Quote the entries below from the line with "Write a Python" through the line with "plt.savefig('out.png', dpi=100, facecolor='white')", both ends included, and only those lines.

Records from a collection
··········
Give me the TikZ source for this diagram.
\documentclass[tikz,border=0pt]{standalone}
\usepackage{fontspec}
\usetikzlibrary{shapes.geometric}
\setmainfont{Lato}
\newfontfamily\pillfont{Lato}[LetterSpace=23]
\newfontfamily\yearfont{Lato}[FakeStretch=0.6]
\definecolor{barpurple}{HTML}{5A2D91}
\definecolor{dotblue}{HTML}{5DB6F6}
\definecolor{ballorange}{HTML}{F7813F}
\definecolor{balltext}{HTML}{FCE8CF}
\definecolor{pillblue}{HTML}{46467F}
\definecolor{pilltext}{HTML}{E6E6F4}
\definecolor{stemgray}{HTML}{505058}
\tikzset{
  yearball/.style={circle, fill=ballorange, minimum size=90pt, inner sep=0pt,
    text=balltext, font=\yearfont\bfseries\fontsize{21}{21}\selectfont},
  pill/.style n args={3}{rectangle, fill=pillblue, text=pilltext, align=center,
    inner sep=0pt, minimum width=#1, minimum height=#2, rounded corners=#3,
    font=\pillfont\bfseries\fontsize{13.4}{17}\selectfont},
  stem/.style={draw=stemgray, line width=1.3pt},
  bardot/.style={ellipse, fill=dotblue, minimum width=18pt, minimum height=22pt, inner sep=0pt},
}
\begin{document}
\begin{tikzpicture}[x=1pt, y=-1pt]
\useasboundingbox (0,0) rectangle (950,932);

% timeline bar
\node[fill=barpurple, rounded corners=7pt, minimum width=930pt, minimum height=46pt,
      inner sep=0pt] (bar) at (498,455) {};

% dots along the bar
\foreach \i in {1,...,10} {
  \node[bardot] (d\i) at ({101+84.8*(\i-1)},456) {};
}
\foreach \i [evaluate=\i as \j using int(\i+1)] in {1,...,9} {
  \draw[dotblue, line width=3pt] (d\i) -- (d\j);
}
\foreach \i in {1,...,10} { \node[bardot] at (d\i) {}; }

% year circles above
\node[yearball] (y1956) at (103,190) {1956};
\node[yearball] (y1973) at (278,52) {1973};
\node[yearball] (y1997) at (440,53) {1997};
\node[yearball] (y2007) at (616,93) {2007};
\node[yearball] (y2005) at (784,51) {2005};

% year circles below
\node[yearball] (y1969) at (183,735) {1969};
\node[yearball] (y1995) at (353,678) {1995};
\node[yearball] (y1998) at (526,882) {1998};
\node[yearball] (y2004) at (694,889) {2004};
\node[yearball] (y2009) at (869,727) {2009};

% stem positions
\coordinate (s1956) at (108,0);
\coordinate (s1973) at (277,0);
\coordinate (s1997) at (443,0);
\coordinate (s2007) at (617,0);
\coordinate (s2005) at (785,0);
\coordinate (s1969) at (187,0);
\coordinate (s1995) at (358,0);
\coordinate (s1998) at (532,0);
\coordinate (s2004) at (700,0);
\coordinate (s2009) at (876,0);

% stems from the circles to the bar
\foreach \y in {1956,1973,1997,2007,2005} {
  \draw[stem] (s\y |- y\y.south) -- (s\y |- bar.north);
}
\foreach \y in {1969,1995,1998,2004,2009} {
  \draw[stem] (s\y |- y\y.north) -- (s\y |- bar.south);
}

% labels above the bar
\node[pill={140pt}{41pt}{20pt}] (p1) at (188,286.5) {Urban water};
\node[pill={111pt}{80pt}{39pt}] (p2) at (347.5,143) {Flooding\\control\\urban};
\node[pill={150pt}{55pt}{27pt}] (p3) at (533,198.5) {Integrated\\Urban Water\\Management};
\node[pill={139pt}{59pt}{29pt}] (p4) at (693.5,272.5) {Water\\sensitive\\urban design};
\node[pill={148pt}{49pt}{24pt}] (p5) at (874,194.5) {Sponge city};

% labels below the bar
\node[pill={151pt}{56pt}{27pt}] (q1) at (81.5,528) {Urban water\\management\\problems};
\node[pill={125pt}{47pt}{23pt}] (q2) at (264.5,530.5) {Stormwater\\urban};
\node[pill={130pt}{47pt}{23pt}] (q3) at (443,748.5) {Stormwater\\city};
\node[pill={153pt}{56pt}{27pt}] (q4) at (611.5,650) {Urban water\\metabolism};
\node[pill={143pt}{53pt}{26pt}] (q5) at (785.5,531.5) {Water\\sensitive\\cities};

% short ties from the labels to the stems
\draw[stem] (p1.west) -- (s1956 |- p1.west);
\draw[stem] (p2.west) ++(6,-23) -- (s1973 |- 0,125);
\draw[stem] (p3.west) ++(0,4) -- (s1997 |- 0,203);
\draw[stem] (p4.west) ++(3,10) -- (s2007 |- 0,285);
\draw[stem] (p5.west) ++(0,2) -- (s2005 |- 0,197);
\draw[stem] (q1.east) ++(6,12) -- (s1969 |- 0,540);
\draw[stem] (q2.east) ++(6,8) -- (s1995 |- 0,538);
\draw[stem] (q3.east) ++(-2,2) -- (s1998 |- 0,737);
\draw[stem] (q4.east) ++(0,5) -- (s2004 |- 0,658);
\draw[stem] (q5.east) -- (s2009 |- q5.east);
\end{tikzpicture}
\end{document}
··········
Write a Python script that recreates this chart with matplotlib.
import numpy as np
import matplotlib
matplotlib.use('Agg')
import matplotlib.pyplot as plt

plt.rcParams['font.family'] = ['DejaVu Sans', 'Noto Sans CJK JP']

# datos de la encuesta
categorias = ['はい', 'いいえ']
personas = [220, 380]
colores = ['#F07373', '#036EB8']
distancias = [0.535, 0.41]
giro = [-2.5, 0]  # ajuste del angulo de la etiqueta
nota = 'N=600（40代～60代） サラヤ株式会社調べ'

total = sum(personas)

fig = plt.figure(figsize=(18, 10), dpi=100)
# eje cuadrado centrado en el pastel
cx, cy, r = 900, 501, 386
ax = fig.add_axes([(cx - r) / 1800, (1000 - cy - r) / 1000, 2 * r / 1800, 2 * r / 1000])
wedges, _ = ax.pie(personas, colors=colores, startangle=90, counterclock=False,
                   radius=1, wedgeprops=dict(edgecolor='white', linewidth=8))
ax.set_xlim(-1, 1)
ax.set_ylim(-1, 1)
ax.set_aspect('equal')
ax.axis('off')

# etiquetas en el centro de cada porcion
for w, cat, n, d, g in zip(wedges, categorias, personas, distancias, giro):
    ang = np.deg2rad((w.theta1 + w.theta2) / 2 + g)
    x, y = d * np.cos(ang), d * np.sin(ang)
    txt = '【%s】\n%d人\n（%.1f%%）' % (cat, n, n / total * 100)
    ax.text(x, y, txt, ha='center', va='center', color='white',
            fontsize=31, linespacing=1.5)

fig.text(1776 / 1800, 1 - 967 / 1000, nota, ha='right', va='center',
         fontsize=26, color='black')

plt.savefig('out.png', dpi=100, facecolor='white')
··········
The response:
Write a Python script that recreates this chart with matplotlib.
import numpy as np
import matplotlib
matplotlib.use('Agg')
import matplotlib.pyplot as plt

plt.rcParams['font.family'] = ['DejaVu Sans', 'Noto Sans CJK JP']

# datos de la encuesta
categorias = ['はい', 'いいえ']
personas = [220, 380]
colores = ['#F07373', '#036EB8']
distancias = [0.535, 0.41]
giro = [-2.5, 0]  # ajuste del angulo de la etiqueta
nota = 'N=600（40代～60代） サラヤ株式会社調べ'

total = sum(personas)

fig = plt.figure(figsize=(18, 10), dpi=100)
# eje cuadrado centrado en el pastel
cx, cy, r = 900, 501, 386
ax = fig.add_axes([(cx - r) / 1800, (1000 - cy - r) / 1000, 2 * r / 1800, 2 * r / 1000])
wedges, _ = ax.pie(personas, colors=colores, startangle=90, counterclock=False,
                   radius=1, wedgeprops=dict(edgecolor='white', linewidth=8))
ax.set_xlim(-1, 1)
ax.set_ylim(-1, 1)
ax.set_aspect('equal')
ax.axis('off')

# etiquetas en el centro de cada porcion
for w, cat, n, d, g in zip(wedges, categorias, personas, distancias, giro):
    ang = np.deg2rad((w.theta1 + w.theta2) / 2 + g)
    x, y = d * np.cos(ang), d * np.sin(ang)
    txt = '【%s】\n%d人\n（%.1f%%）' % (cat, n, n / total * 100)
    ax.text(x, y, txt, ha='center', va='center', color='white',
            fontsize=31, linespacing=1.5)

fig.text(1776 / 1800, 1 - 967 / 1000, nota, ha='right', va='center',
         fontsize=26, color='black')

plt.savefig('out.png', dpi=100, facecolor='white')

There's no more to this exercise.